— BEGIN —

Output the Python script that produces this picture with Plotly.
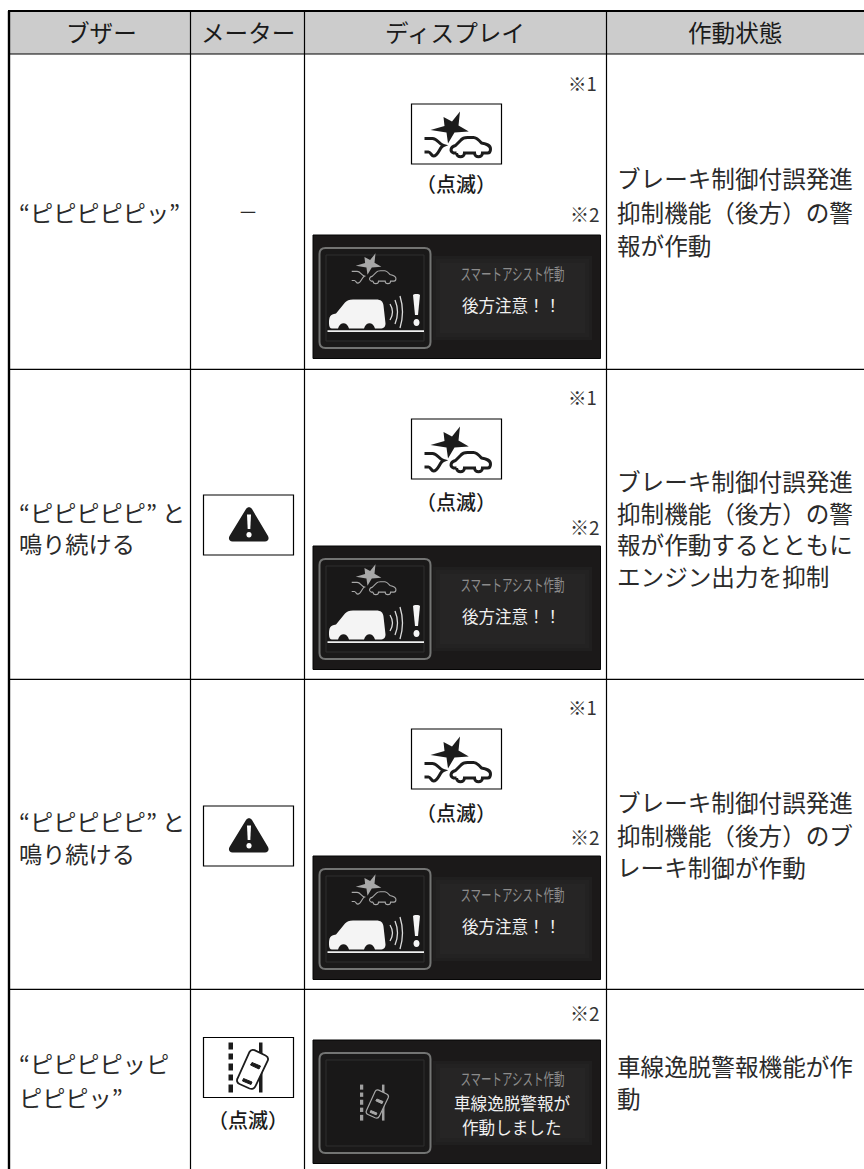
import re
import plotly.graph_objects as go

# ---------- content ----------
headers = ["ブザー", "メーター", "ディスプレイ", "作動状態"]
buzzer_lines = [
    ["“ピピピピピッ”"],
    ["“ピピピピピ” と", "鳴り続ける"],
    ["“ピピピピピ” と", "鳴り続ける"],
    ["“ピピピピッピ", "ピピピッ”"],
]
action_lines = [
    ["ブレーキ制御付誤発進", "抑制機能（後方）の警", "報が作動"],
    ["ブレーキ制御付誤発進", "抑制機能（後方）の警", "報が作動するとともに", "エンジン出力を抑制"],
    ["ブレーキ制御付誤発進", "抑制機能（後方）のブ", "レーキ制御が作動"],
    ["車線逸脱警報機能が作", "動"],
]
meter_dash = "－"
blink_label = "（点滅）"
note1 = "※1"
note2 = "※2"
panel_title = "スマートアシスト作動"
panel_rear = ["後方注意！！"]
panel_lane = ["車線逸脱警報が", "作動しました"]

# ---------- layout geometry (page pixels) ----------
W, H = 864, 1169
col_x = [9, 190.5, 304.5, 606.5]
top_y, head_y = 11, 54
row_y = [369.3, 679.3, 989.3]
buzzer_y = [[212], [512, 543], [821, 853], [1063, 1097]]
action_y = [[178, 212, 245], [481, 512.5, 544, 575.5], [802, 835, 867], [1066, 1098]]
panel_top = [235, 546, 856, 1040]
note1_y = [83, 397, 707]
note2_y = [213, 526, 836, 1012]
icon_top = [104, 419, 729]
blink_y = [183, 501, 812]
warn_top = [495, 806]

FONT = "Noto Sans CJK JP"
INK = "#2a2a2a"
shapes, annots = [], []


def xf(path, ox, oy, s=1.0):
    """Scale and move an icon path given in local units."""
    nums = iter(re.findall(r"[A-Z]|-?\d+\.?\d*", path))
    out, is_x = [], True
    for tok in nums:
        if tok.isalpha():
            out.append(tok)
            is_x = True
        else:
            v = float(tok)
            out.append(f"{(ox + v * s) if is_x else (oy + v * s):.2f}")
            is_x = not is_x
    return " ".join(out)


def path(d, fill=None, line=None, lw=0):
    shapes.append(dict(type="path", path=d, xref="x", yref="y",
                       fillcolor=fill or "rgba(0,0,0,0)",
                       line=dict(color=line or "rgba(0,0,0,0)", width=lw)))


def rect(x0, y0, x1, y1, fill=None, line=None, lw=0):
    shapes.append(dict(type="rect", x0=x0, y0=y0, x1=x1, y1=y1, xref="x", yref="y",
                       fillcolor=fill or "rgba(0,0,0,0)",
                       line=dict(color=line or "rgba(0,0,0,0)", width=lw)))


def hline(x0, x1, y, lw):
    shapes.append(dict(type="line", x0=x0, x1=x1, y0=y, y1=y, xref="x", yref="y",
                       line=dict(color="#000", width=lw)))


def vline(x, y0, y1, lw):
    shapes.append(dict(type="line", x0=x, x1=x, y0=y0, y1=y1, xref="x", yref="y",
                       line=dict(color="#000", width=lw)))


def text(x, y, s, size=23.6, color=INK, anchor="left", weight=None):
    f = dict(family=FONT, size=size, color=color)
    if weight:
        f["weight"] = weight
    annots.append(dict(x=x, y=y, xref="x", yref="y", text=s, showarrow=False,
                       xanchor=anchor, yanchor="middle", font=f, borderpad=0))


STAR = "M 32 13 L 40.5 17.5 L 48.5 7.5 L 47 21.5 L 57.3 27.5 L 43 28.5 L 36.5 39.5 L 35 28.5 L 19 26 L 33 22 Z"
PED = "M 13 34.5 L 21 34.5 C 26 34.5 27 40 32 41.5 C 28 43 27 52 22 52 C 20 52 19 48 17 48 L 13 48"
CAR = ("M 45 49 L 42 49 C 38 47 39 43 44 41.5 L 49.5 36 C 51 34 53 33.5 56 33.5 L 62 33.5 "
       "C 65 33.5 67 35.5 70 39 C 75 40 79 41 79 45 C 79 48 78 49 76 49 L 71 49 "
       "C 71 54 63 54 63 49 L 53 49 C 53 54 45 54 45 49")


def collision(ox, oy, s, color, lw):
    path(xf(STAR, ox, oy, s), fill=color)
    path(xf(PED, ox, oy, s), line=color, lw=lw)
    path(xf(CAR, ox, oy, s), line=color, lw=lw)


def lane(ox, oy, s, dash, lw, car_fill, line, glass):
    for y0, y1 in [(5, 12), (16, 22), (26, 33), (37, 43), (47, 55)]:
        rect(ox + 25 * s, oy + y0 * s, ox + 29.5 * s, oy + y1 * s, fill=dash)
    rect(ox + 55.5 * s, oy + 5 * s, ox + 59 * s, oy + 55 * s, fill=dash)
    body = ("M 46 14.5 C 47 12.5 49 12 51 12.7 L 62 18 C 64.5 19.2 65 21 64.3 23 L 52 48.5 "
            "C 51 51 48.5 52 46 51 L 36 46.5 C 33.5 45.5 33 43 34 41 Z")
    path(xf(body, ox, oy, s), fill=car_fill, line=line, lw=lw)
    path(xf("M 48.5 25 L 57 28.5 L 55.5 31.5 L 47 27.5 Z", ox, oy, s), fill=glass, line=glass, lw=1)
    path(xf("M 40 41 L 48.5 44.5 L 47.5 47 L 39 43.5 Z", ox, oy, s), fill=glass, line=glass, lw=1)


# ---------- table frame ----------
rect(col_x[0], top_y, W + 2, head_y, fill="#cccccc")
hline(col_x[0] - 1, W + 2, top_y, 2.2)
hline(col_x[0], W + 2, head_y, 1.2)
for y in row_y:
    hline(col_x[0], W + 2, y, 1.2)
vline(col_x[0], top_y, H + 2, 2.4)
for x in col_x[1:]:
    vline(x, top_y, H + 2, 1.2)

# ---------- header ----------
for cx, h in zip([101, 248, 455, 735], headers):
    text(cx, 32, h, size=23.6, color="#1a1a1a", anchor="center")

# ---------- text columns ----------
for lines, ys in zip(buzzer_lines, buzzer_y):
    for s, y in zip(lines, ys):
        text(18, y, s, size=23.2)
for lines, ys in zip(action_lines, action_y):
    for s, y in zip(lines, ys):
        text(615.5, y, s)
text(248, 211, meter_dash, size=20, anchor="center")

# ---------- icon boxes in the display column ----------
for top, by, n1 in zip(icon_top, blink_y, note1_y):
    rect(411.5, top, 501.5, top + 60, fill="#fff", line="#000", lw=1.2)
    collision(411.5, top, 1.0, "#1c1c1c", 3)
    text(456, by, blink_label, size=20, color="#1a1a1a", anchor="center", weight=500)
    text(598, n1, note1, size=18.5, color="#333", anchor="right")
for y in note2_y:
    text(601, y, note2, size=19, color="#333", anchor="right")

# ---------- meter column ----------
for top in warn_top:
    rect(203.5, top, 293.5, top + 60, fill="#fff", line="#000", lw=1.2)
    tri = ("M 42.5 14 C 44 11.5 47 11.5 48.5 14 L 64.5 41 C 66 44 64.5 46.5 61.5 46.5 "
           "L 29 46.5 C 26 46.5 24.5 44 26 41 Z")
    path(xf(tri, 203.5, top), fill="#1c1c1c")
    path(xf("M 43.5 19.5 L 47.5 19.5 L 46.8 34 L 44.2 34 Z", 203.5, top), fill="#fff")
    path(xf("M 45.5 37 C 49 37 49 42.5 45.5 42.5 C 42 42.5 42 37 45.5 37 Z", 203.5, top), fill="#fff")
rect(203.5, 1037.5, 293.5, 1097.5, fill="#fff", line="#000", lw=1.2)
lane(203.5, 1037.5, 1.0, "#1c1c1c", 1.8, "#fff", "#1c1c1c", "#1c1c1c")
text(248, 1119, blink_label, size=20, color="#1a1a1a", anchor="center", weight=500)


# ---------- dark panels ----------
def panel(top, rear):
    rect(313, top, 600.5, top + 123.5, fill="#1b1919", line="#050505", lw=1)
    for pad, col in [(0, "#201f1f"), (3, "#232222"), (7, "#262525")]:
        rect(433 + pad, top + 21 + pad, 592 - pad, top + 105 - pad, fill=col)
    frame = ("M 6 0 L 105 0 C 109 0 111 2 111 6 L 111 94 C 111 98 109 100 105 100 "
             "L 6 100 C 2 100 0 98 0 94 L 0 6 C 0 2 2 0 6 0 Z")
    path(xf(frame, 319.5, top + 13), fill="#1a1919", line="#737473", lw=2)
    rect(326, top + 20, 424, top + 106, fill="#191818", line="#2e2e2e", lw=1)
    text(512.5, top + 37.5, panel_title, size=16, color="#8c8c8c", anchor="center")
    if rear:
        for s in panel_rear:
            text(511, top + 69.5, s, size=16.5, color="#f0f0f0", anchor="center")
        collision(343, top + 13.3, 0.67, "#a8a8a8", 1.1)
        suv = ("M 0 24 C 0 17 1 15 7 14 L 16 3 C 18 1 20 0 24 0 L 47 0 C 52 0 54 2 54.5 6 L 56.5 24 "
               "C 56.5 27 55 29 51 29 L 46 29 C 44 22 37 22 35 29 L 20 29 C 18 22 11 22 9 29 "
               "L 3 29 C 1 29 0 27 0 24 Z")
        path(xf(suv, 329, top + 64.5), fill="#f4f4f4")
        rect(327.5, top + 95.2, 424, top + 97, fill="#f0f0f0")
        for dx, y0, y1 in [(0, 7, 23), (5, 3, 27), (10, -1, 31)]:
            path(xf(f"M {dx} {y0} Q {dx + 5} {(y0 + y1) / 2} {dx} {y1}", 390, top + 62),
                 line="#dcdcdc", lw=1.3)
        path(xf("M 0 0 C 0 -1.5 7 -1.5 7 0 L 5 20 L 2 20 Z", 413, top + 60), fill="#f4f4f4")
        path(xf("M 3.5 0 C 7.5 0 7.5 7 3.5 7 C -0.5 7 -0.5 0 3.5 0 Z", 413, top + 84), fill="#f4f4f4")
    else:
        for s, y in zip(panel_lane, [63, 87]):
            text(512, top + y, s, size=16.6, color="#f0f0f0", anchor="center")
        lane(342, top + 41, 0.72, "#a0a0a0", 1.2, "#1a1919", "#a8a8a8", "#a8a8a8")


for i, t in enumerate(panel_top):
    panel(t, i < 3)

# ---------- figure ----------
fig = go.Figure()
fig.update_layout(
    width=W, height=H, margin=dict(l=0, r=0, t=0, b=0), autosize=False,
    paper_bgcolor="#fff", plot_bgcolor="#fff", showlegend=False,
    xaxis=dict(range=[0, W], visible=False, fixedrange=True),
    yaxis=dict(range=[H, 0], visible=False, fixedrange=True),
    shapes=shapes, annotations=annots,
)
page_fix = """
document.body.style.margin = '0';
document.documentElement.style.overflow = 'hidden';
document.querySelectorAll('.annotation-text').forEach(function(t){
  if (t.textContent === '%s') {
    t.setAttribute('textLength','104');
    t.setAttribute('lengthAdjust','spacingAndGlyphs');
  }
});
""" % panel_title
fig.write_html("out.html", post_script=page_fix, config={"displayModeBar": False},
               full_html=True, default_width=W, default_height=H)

— END —

** What to do **
Reproduce only the lines from the beginning of the data through the line that contains "import plotly.graph_objects as go", both included, and please drop the pictures.

** Reply to the exercise **
Output the Python script that produces this picture with Plotly.
import re
import plotly.graph_objects as go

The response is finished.